2003 turned out to be a much better year for seeding in the EAA target area, with 22 days of seeding, compared with only 8 in 2002. With a record-setting dry spell in May, our first seeding mission did not take place until May 27th. June saw 4 days with seeding, while July ended up being the busiest month, with 8 seeding days. Hurricane Claudette tracked across south Texas on July 15th, bringing heavy rain and high winds to much of the area. Due to a risk of flooding, operations were suspended from the 15th through the 20th to allow for any rains to soak in and flooded rivers to recede. A rare July cold front pushed down into Texas on July 23rd. The front itself stayed north of the area, but a pre-frontal trough did make it through the area, igniting showers and thunderstorms. The busy weather continued into August, with 7 days of seeding taking place. Things quieted down in September, with only two days of seeding. After the middle of the month, there were no more missions for the year.
Once the season concluded, Archie Ruiz completed the radar evaluation of the program, and again it appears that seeding produced favorable increases in rainfall. These numbers are presented and discussed on page 36 of this report.
For 2004, there will be a dramatic change in the radar data. We have acquired an agreement with WDT, a company based in Oklahoma City. They will be taking the TITAN software, which we currently use in conjunction with our C-band radar, and integrating it into the National Weather Service Doppler radars in New Braunfels, Corpus Christi, and Brackettville. Starting in 2004, our program will use WDT’s software to peruse radar data from the NWS in order to conduct operations. It is an exciting change, since the meteorologist will now have access to many of the algorithms currently used by the NWS. Some of these include, but are not limited to, tornado detection, hail detection, lightning strike display, and future radar, which takes past reflectivities and extrapolates 30-60 minutes into the future to give you a “predicted radar image”. Radial velocity data will also be available, which lets the meteorologist look at the winds within a storm….
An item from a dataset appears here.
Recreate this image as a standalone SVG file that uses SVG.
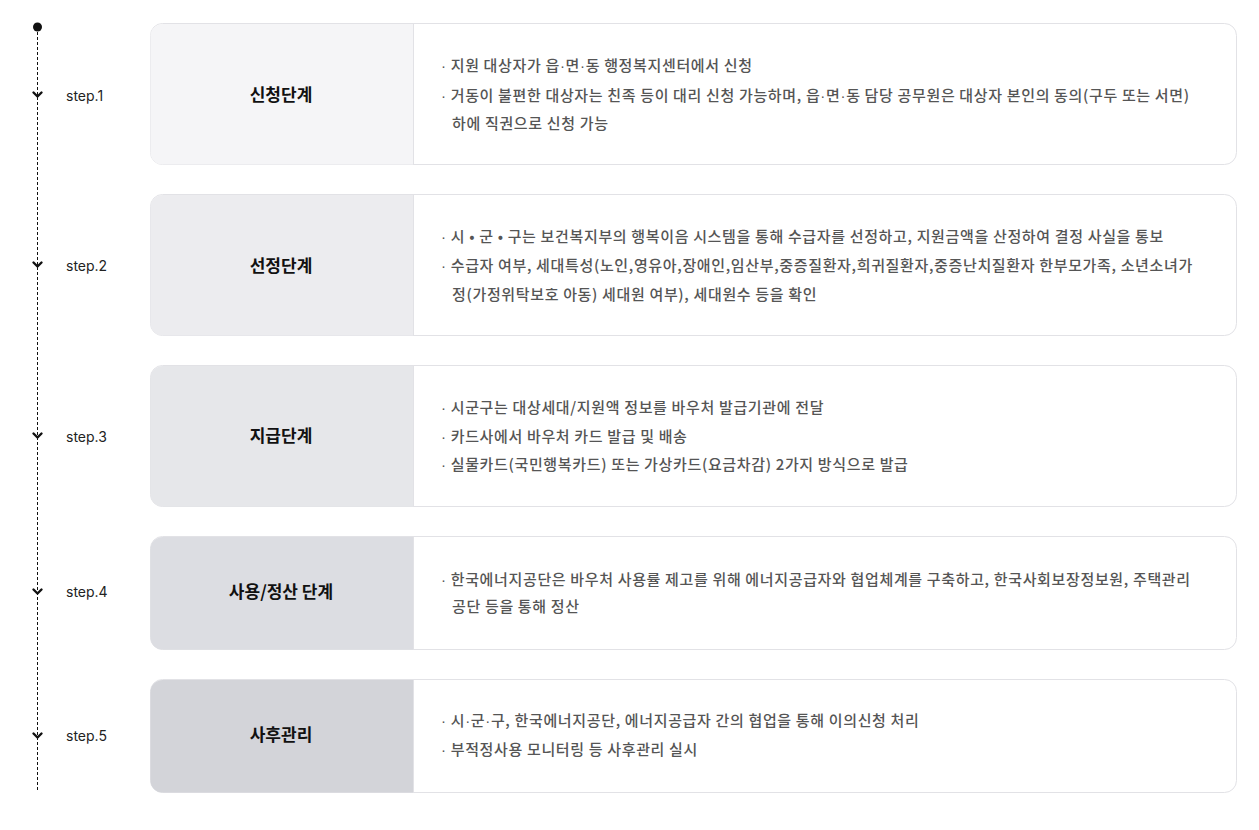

2003 saw more activity weatherwise compared to the previous year, and as such, we saw more cloud seeding missions take place in the EAA target area. Radar analysis showed that seeding effects this year were positive once again….
Overall, the main factor that is evident from comparing the 2002 and 2003 analyses deals with the cloud attributes. The clouds in 2002 were larger, on average, and appeared to contain more water than those in 2003. When looking at the parameter increases alone, 2003 was a more successful year in terms of the apparent effectiveness of seeding.
With further work in weather modification in the EAA target area and more analyses, we will get a better understanding of the effects of glaciogenic seeding in south Texas.